Manu Nair, CEO, Emirates Chartered Accountants Group, estimates that more than 350,000 companies in the UAE are in the SME sector and around 20,000 companies are in the large and very large sector. Out of these, he estimates that around 90 per cent of the SMEs and most of the large and very large companies would be falling within the VAT ambit, leading to a total of not less than 300,000 companies that would be required to comply with the VAT law and the regulations.

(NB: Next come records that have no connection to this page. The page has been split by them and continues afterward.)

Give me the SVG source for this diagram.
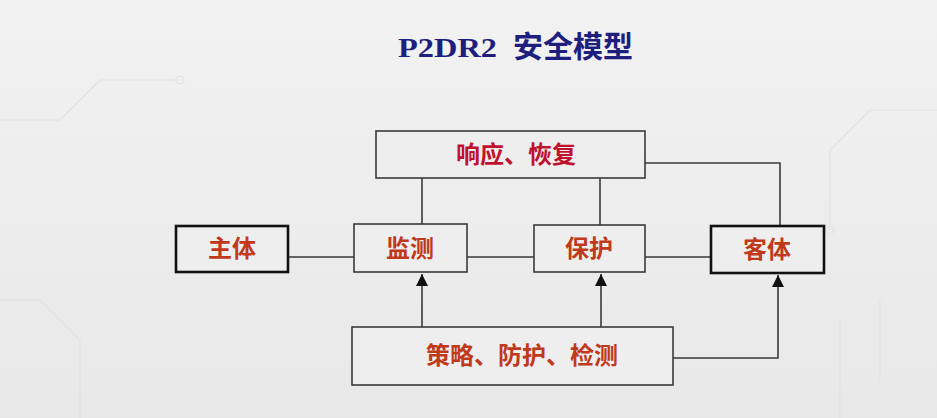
<svg xmlns="http://www.w3.org/2000/svg" width="937" height="418" viewBox="0 0 937 418">
<defs>
<linearGradient id="bg" x1="0" y1="0" x2="0" y2="1">
<stop offset="0" stop-color="#f2f2f2"/>
<stop offset="1" stop-color="#e8e8e8"/>
</linearGradient>
<marker id="arr" viewBox="0 0 10 10" refX="10" refY="5" markerWidth="12" markerHeight="12" markerUnits="userSpaceOnUse" orient="auto">
<path d="M0,0 L10,5 L0,10 z" fill="#111"/>
</marker>
<style>
.box{fill:#eeeeee;stroke:#3a3a3a;stroke-width:1.6}
.thick{fill:#eeeeee;stroke:#111;stroke-width:2.6}
.lbl{font-family:"Liberation Serif","Noto Sans CJK SC",serif;font-weight:bold;font-size:24px;text-anchor:middle;fill:#c0391b}
.red{fill:#c0122e}
.ln{fill:none;stroke:#3a3a3a;stroke-width:1.6}
.title{font-family:"Liberation Serif","Noto Sans CJK SC",serif;font-weight:bold;fill:#1e1e7e}
</style>
</defs>
<rect width="937" height="418" fill="url(#bg)"/>
<g stroke="#e2e2e2" stroke-width="1.2" fill="none">
<path d="M0,120 H60 L100,80 H180"/>
<path d="M0,300 H40 L80,340 V418"/>
<path d="M937,110 H870 L830,150 V230"/>
<path d="M840,320 V418"/>
<path d="M880,300 V380"/>
<circle cx="180" cy="80" r="4"/>
<circle cx="830" cy="230" r="4"/>
</g>
<text class="title" x="398" y="57" font-size="28"><tspan textLength="99" lengthAdjust="spacingAndGlyphs">P2DR2</tspan><tspan x="513" font-size="30">安全模型</tspan></text>
<g id="connectors">
<path class="ln" d="M288,257 H354"/>
<path class="ln" d="M467,257 H534"/>
<path class="ln" d="M645,257 H711"/>
<path class="ln" d="M422,178 V224"/>
<path class="ln" d="M600,178 V225"/>
<path class="ln" d="M645,163 H780 V226"/>
<path class="ln" d="M422,327 V274" marker-end="url(#arr)"/>
<path class="ln" d="M601,327 V274" marker-end="url(#arr)"/>
<path class="ln" d="M673,358 H778 V275" marker-end="url(#arr)"/>
</g>
<g id="respond">
<rect class="box" x="376" y="131" width="269" height="47"/>
<text class="lbl red" x="516" y="163">响应、恢复</text>
</g>
<g id="subject">
<rect class="thick" x="176" y="226" width="112" height="46"/>
<text class="lbl" x="232" y="257">主体</text>
</g>
<g id="monitor">
<rect class="box" x="354" y="224" width="113" height="48"/>
<text class="lbl" x="410" y="257">监测</text>
</g>
<g id="protect">
<rect class="box" x="534" y="225" width="111" height="47"/>
<text class="lbl" x="589" y="257">保护</text>
</g>
<g id="object">
<rect class="thick" x="711" y="226" width="113" height="47"/>
<text class="lbl" x="767" y="258">客体</text>
</g>
<g id="policy">
<rect class="box" x="352" y="327" width="321" height="58"/>
<text class="lbl" x="522" y="364">策略、防护、检测</text>
</g>
</svg>
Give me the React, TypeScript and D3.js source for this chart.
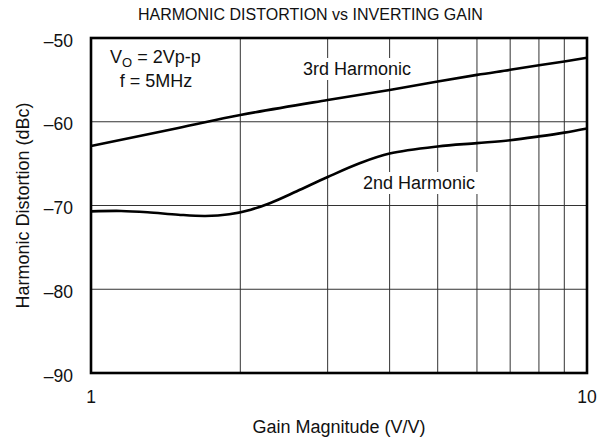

“If at least one percentage of these companies is going to recruit additional staff in accounting and or tax operations, around 3,200 new job opportunities will be created. Besides, those companies which would not employ directly to take care of VAT compliance process, would in most cases seek the professional advice / support from Professional Accounting and / Audit firms, which have already started the recruitment process to take care of the additional professional opportunity. We recently recruited many Indian chartered accountants and semi-qualified CA professionals; increasing our strength by 80 per cent in the fourth quarter of 2017,” said Nair.

Menon says job opportunities at different levels for VAT professionals are bound to remain positive for the next 12 to 18 months. “There is a possibility of a requirement for business entities to maintain audited financials which will enable the authorities to evaluate transactions which are impacted by VAT. The companies will have to avail of the services of chartered accounting firms to represent them before the tax authorities. Unlike in certain other parts of the world where audit is not mandatory, the auditing companies had to create their own opportunities. Now with the introduction of indirect taxes the chartered accountants are bound to take advantage of this given opportunity,” says Menon.

However, he cautions that many professionals, seeing this big opportunity, are offering services at a very low price. “It will be a massive challenge for such opportunistic practitioners with short term plans to maintain the quality and meet the requirements of the clients.”

Is there really a big preference for accounting professional from India? “Yes indeed,” says Nair. The reasons are not hard to figure out.

The Indian business environment has been governed by multiple regulatory environments, including that of Direct and Indirect Tax Laws, he points out. The accounting profession in India, more particularly, the chartered accountants, governed by the Institute of Chartered Accountants of India, have been proving themselves in relation to compliance of the various laws and more specifically with reference to Tax Laws, both Direct Tax Laws such as Income Tax and Corporate tax Laws and many Indirect Tax laws including Sales Tax, Excise Tax, Service Tax and of late, the GST, which is considered to be the most complex of all. Besides, they have been also rendering support to the business entities in the UAE and other parts of the world for more than half a century in their respective environments.

“The natural environments of the Professional Accounting Education and the Practice of Accounting Profession in a compliance-focused environment get the Indian CAs well quipped in order to ensure compliance with reference to the tax laws. Such a professional atmosphere qualifies them to be considered as the natural choice by the business community in the UAE.

When it comes to compliance of the UAE VAT Law, which even if considered to be a simple one, would provide lot of challenges in the course of implementation at the ground level and subsequent dispute resolutions,” argues Nair.